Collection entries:
:::::

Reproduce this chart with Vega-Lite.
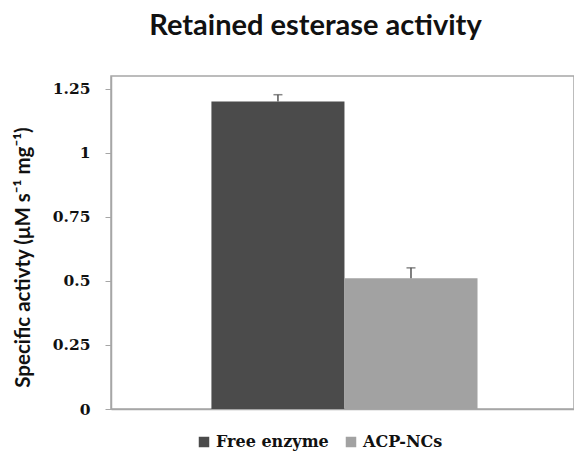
{
  "$schema": "https://vega.github.io/schema/vega-lite/v6.json",
  "width": 463,
  "height": 333,
  "autosize": {"type": "none"},
  "padding": {"left": 111, "top": 76, "right": 0, "bottom": 42},
  "background": "white",
  "config": {
    "view": {"stroke": "#a6a6a6", "strokeWidth": 1.5},
    "font": "Lato"
  },
  "title": {
    "text": "Retained esterase activity",
    "font": "Lato",
    "fontSize": 29,
    "fontWeight": "bold",
    "color": "#111111",
    "anchor": "middle",
    "dx": -27,
    "offset": 35
  },
  "data": {
    "values": [
      {"group": "Free enzyme", "value": 1.2, "upper": 1.227},
      {"group": "ACP-NCs", "value": 0.51, "upper": 0.551}
    ]
  },
  "layer": [
    {
      "mark": {"type": "bar"},
      "encoding": {
        "x": {
          "field": "group",
          "type": "nominal",
          "sort": ["Free enzyme", "ACP-NCs"],
          "scale": {"paddingInner": 0, "paddingOuter": 0.74, "align": 0.51},
          "axis": {
            "title": null,
            "labels": false,
            "ticks": false,
            "domainColor": "#a6a6a6",
            "domainWidth": 1.5
          }
        },
        "y": {
          "field": "value",
          "type": "quantitative",
          "scale": {"domain": [0, 1.25]},
          "axis": {
            "values": [0, 0.25, 0.5, 0.75, 1, 1.25],
            "labelExpr": "datum.value == 0 ? '0' : datum.value == 1 ? '1' : datum.label",
            "format": ".2~f",
            "title": "Specific activty (μM s⁻¹ mg⁻¹)",
            "titleFont": "Lato",
            "titleFontSize": 20.5,
            "titleFontWeight": "bold",
            "titleColor": "#111111",
            "titlePadding": 19,
            "titleY": 181,
            "labelFont": "DejaVu Serif",
            "labelFontSize": 15.5,
            "labelFontWeight": "bold",
            "labelColor": "#111111",
            "labelPadding": 15,
            "tickSize": 6,
            "tickColor": "#a6a6a6",
            "domainColor": "#a6a6a6",
            "domainWidth": 1.5,
            "grid": false
          }
        },
        "color": {
          "field": "group",
          "type": "nominal",
          "sort": ["Free enzyme", "ACP-NCs"],
          "scale": {"domain": ["Free enzyme", "ACP-NCs"], "range": ["#4b4b4b", "#a2a2a2"]},
          "legend": {
            "title": null,
            "orient": "none",
            "direction": "horizontal",
            "legendX": 85,
            "legendY": 358,
            "symbolType": "square",
            "symbolSize": 110,
            "symbolStrokeWidth": 0,
            "labelFont": "DejaVu Serif",
            "labelFontSize": 16,
            "labelFontWeight": "bold",
            "labelColor": "#111111",
            "columnPadding": 14,
            "labelOffset": 4
          }
        }
      }
    },
    {
      "mark": {"type": "rule", "color": "#555555", "strokeWidth": 1.5},
      "encoding": {
        "x": {"field": "group", "type": "nominal", "sort": ["Free enzyme", "ACP-NCs"]},
        "y": {"field": "value", "type": "quantitative"},
        "y2": {"field": "upper"}
      }
    },
    {
      "mark": {"type": "tick", "color": "#555555", "thickness": 1.5, "size": 9, "orient": "horizontal"},
      "encoding": {
        "x": {"field": "group", "type": "nominal", "sort": ["Free enzyme", "ACP-NCs"]},
        "y": {"field": "upper", "type": "quantitative"}
      }
    }
  ]
}
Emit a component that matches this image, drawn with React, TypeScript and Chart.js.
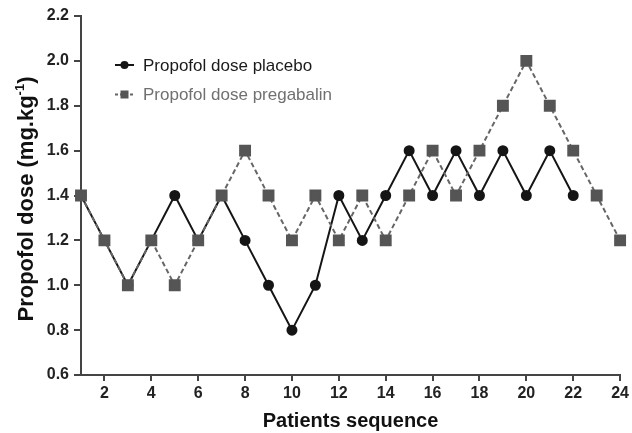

:::::

Show every line above in which the word "with" occurs.

Reproduce this chart with Vega-Lite.
Emit a component that matches this image, drawn with React, TypeScript and Chart.js.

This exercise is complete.